Prevenção, formação e atualização constante
Elisandra aponta que um dos principais desafios está na prevenção de conflitos, essencial para a manutenção de uma convivência harmoniosa. "O ideal mesmo seria nem precisarmos deste documento, e a manutenção da boa convivência pudesse ser natural e implícita, o que entendemos acontecer na maior parte dos casos. Mas, infelizmente, isso não acontece sempre, o que justifica a necessidade de termos este Código”.

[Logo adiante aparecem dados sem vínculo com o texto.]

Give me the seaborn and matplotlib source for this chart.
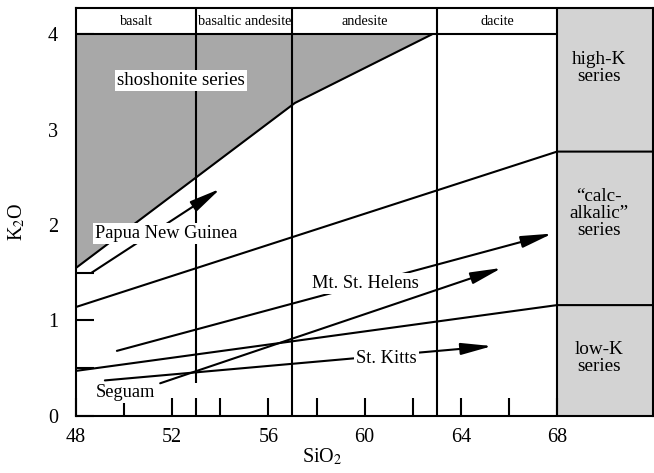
import numpy as np
import pandas as pd
import matplotlib
matplotlib.use("Agg")
import matplotlib.pyplot as plt
import seaborn as sns

# ---------------- data ----------------
rock_bounds = [53, 57, 63, 68]
rock_names = ["basalt", "basaltic andesite", "andesite", "dacite"]
rock_centers = [50.5, 55.0, 60.0, 65.5]

shosh_sio2 = [48.0, 57.1, 62.8]
shosh_k2o = [1.55, 3.28, 4.0]

highk_sio2 = [48.0, 68.0, 72.0]
highk_k2o = [1.14, 2.77, 2.77]

lowk_sio2 = [48.0, 68.0, 72.0]
lowk_k2o = [0.47, 1.16, 1.16]

arrow_names = ["Papua New Guinea", "Mt. St. Helens", "St. Kitts", "Seguam"]
arrow_start_sio2 = [48.65, 49.7, 49.2, 51.5]
arrow_start_k2o = [1.50, 0.68, 0.37, 0.34]
arrow_end_sio2 = [54.0, 67.8, 65.3, 65.7]
arrow_end_k2o = [2.38, 1.91, 0.73, 1.55]
label_sio2 = [51.76, 60.05, 60.9, 50.07]
label_k2o = [1.91, 1.385, 0.60, 0.24]

series_names = ["high-K\nseries", "\u201ccalc-\nalkalic\u201d\nseries", "low-K\nseries"]
series_k2o = [3.65, 2.12, 0.605]

x_major = [48, 52, 56, 60, 64, 68]
x_minor = [50, 53, 54, 58, 62, 66]
y_major = [0, 1, 2, 3, 4]
y_minor = [0.5, 1.5, 2.5, 3.5]

# ---------------- style ----------------
sns.set_theme(style="white")
plt.rcParams["font.family"] = ["Liberation Serif", "DejaVu Serif"]
plt.rcParams["mathtext.fontset"] = "stix"
plt.rcParams["text.color"] = "black"
plt.rcParams["axes.labelcolor"] = "black"
plt.rcParams["xtick.color"] = "black"
plt.rcParams["ytick.color"] = "black"

fig = plt.figure(figsize=(6.54, 4.73), dpi=100)
ax = fig.add_axes([76 / 654, (473 - 415.7) / 473, 577.3 / 654, 407.7 / 473])
ax.set_xlim(48, 72)
ax.set_ylim(0, 4.276)

lw = 1.5
# gray fills
ax.fill_between(shosh_sio2, shosh_k2o, 4.0, color="#a8a8a8", lw=0, zorder=1)
ax.axvspan(68, 72, color="#d3d3d3", lw=0, zorder=0.5)

# boundary lines via seaborn
bdf = pd.DataFrame({
    "SiO2": shosh_sio2 + highk_sio2 + lowk_sio2,
    "K2O": shosh_k2o + highk_k2o + lowk_k2o,
    "line": ["shosh"] * len(shosh_sio2) + ["highk"] * len(highk_sio2) + ["lowk"] * len(lowk_sio2),
})
sns.lineplot(data=bdf, x="SiO2", y="K2O", hue="line", units="line", estimator=None,
             sort=False, palette=["black"] * 3, linewidth=lw, legend=False, ax=ax, zorder=3)

# header line and rock-name dividers
ax.plot([48, 68], [4.0, 4.0], color="black", lw=lw, zorder=3)
for b in rock_bounds:
    y0 = 0.345 if b == 53 else 0.0
    ax.plot([b, b], [y0, 4.276], color="black", lw=lw, zorder=3, solid_capstyle="butt")
for name, c in zip(rock_names, rock_centers):
    ax.text(c, 4.135, name, ha="center", va="center", fontsize=10.3, color="black", zorder=5)

# arrows
for sx, sy, ex, ey in zip(arrow_start_sio2, arrow_start_k2o, arrow_end_sio2, arrow_end_k2o):
    ax.annotate("", xy=(ex, ey), xytext=(sx, sy),
                arrowprops=dict(arrowstyle="-|>,head_length=0.95,head_width=0.18",
                                mutation_scale=20, lw=lw, color="black",
                                shrinkA=0, shrinkB=0), zorder=4)

box = dict(facecolor="white", edgecolor="none", pad=1.5)
for name, x, y in zip(arrow_names, label_sio2, label_k2o):
    ax.text(x, y, name, ha="center", va="center", fontsize=13.2, color="black",
            bbox=box, zorder=6)

ax.text(52.38, 3.52, "shoshonite series", ha="center", va="center", fontsize=13.5,
        color="black", bbox=box, zorder=6)

for name, y in zip(series_names, series_k2o):
    ax.text(69.75, y, name, ha="center", va="center", fontsize=13.8, linespacing=1.02,
            color="black", zorder=6)

# axes, ticks
for s in ax.spines.values():
    s.set_linewidth(lw)
    s.set_color("black")
    s.set_zorder(7)
ax.set_xticks(x_major)
ax.set_xticks(x_minor, minor=True)
ax.set_yticks(y_major)
ax.set_yticks(y_minor, minor=True)
ax.tick_params(which="both", direction="in", length=13, width=lw, color="black",
               labelcolor="black", bottom=True, left=True, top=False, right=False)
ax.tick_params(axis="x", which="major", labelsize=14.5, pad=9)
ax.tick_params(axis="y", which="major", labelsize=14.5, pad=13)
ax.set_xlabel("SiO$_2$", fontsize=14.5, color="black")
ax.set_ylabel("K$_2$O", fontsize=14.5, color="black")
ax.xaxis.set_label_coords((322 - 76) / 577.3, -0.075)
ax.yaxis.set_label_coords(-0.085, 0.475)

fig.savefig("out.png", dpi=100)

Para a servidora, a nova normativa é necessária e esperada pela comunidade, justamente para viabilizar uma uniformidade de tratamento nas situações análogas nos diferentes câmpus, mas depende de formações continuadas e da atuação dos gestores locais. “Algo que foi pontuado pelo GT ao Cepe foi a necessidade de divulgação e formações constantes sobre os diversos assuntos que permeiam o Código. E, como estamos num momento de transição de gestão, os novos gestores têm um papel importante neste processo de divulgação e zelo pelo cumprimento do documento”, aponta Elisandra.

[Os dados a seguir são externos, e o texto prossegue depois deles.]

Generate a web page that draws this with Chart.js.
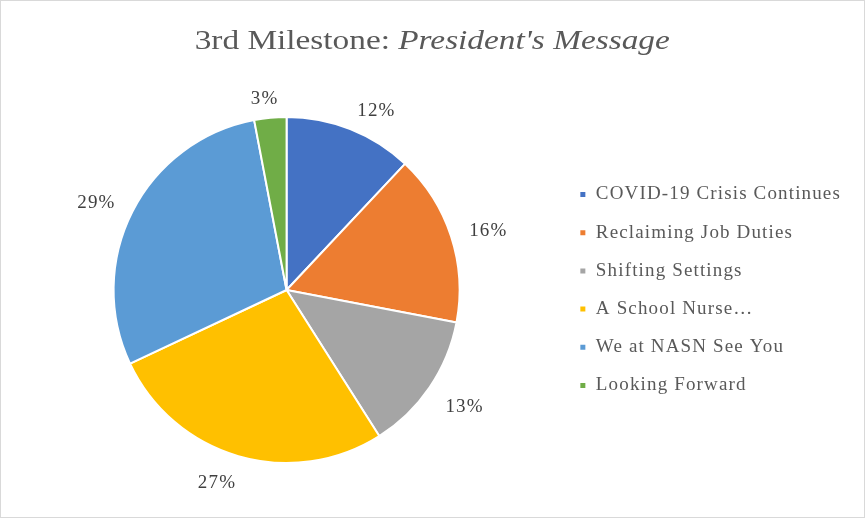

O pró-reitor Adriano também enfatiza a necessidade de formação continuada dos servidores para garantir a aplicação adequada do Código, em um processo semelhante ao que ocorreu com a política de enfrentamento ao assédio. “Ele não é um documento para somente momentos de crise. É um Código que precisa ser pensado, refletido e discutido diariamente na instituição. É um processo que precisa passar pela Proen, mas também pelas gestões dos câmpus, para que no dia a dia de cada um seja conhecido pelos estudantes e pelo conjunto dos servidores”.
Embora represente um amadurecimento na forma como o IFSC lida com conflitos, Adriano acredita que o CCD não se propõe a transformar a cultura institucional do dia para a noite, mas sim a uniformizar e padronizar condutas e respostas que já vinham sendo desenvolvidas, sempre com a mediação, o diálogo e o processo educativo como premissas. “A instituição já vem lidando com bastante maturidade em situações de conflito. A dificuldade estava no fato de que, às vezes, adotávamos medidas distintas para situações semelhantes. Então, a partir de agora, se quer que situações semelhantes sejam tratadas com medidas semelhantes. Que o Código seja justamente esse parâmetro de referência”, pondera.
A expectativa é que o documento precise de atualizações futuras à medida que novos temas e demandas surgirem. O Código de Convivência Discente do IFSC nasce como um instrumento educativo e transformador, não para eliminar conflitos, mas para oferecer caminhos para enfrentá-los com ética, respeito, escuta e justiça.